Peninsula Gateway
- Type: Weekly newspaper
- Owner: McClatchy
- Founder: Ira Case
- Founded: 1917 (as Bay Island News)
- Language: English
- City: Gig Harbor, Washington
- Circulation: 4,993 (as of 2022)
- ISSN: 1066-2065
- OCLC number: 17331527
- Website: gateline.com

= Peninsula Gateway =

The Peninsula Gateway is a newspaper based out of Gig Harbor, Washington, founded in 1917. The newspaper covers the local news of Gig Harbor and Key Peninsula. The Peninsula Gateway is published once a week on Wednesdays. Its online content can be found via the websites News Tribune and the Seattle Times.

== History ==
The Bay Island News was started in May 1917 by Ira Case. A few years later the paper was purchased in August 1923 from F. S. Drummond by Charles Edward Trombley, former editor of the Tillamook Herald. He then changed the name to The Peninsula Gateway. Trombley published the paper for 30 years until his death in 1953.

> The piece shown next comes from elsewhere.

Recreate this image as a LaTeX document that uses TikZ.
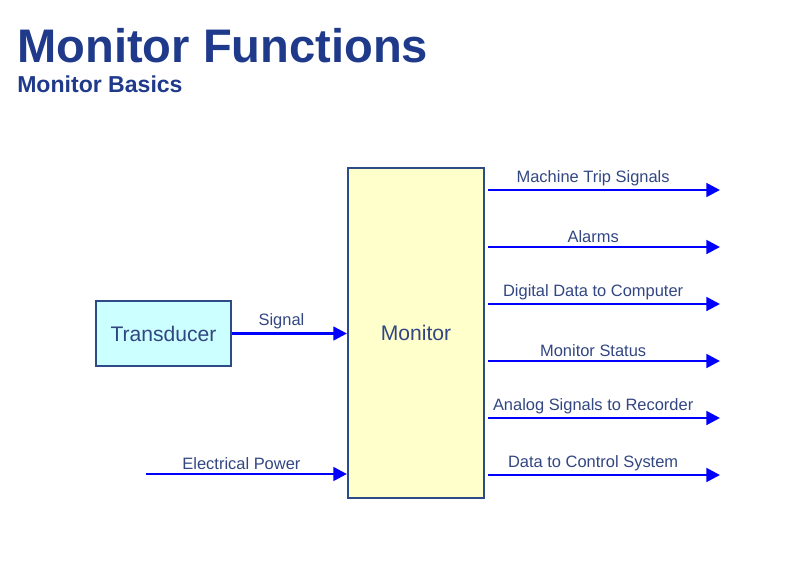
\documentclass[tikz,border=0pt]{standalone}
\usepackage{fontspec}
\setmainfont{Liberation Sans}
\usetikzlibrary{arrows.meta}

\definecolor{titleblue}{RGB}{31,58,138}
\definecolor{labelblue}{RGB}{50,70,130}
\definecolor{boxline}{RGB}{45,75,135}
\definecolor{monfill}{RGB}{255,255,204}
\definecolor{trfill}{RGB}{204,255,255}

\tikzset{
  blockbox/.style={draw=boxline, line width=1.5pt, text=labelblue, font=\fontsize{15}{18}\selectfont},
  sigline/.style={blue, line width=2pt, -{Triangle[length=3.4mm,width=3.4mm]}},
  siglabel/.style={above, text=labelblue, inner sep=2pt, font=\fontsize{11.7}{14}\selectfont}
}

\begin{document}
\begin{tikzpicture} [x=0.025cm, y=-0.025cm]
\useasboundingbox (0,0) rectangle (803,567);
% title
\node[anchor=base west, inner sep=0, text=titleblue, font=\bfseries\fontsize{33.5}{38}\selectfont] (title) at (17,62) {Monitor Functions};
\node[anchor=base west, inner sep=0, text=titleblue, font=\bfseries\fontsize{16.4}{20}\selectfont] (subtitle) at (17,92) {Monitor Basics};
% blocks
\node[blockbox, fill=monfill, minimum width=3.4cm, minimum height=8.25cm] (monitor) at (416,333) {Monitor};
\node[blockbox, fill=trfill, minimum width=3.375cm, minimum height=1.625cm] (transducer) at (163.5,333.5) {Transducer};
% inputs
\draw[sigline] (transducer.east) -- (transducer.east -| monitor.west) node[siglabel, pos=.43] {Signal};
\coordinate (power) at (146,474);
\draw[sigline] (power) -- (power -| monitor.west) node[siglabel, pos=.475] {Electrical Power};
% outputs
\foreach \y/\txt [count=\i] in {190/Machine Trip Signals, 247/Alarms, 304/Digital Data to Computer, 361/Monitor Status, 418/Analog Signals to Recorder, 475/Data to Control System} {
 \coordinate (out\i) at (720,\y);
 \draw[sigline, shorten <=2pt] (monitor.east |- out\i) -- (out\i) node[siglabel, pos=.46] {\txt};
}
\end{tikzpicture}
\end{document}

His widow sold the paper in January 1955 to Robert H. Platt Sr. Years later he sold Gateway to his sons Robert H. Platt Jr. and John Platt in 1969. Thomas C. Taylor, former publisher of the Newport News Times and Lincoln County Leader, purchased a half-interest in the paper with his father Walt Taylor in May 1981. John Platt sold the Taylor family the remaining shares in 1987.

Walt and Betty Taylor ran the paper with their son and daughter-in-law Tom and Darlene Taylor until 1995, when the newspaper was purchased by McClatchy, which also owns the News Tribune. At the time, the Gateway had 11,000 subscribers.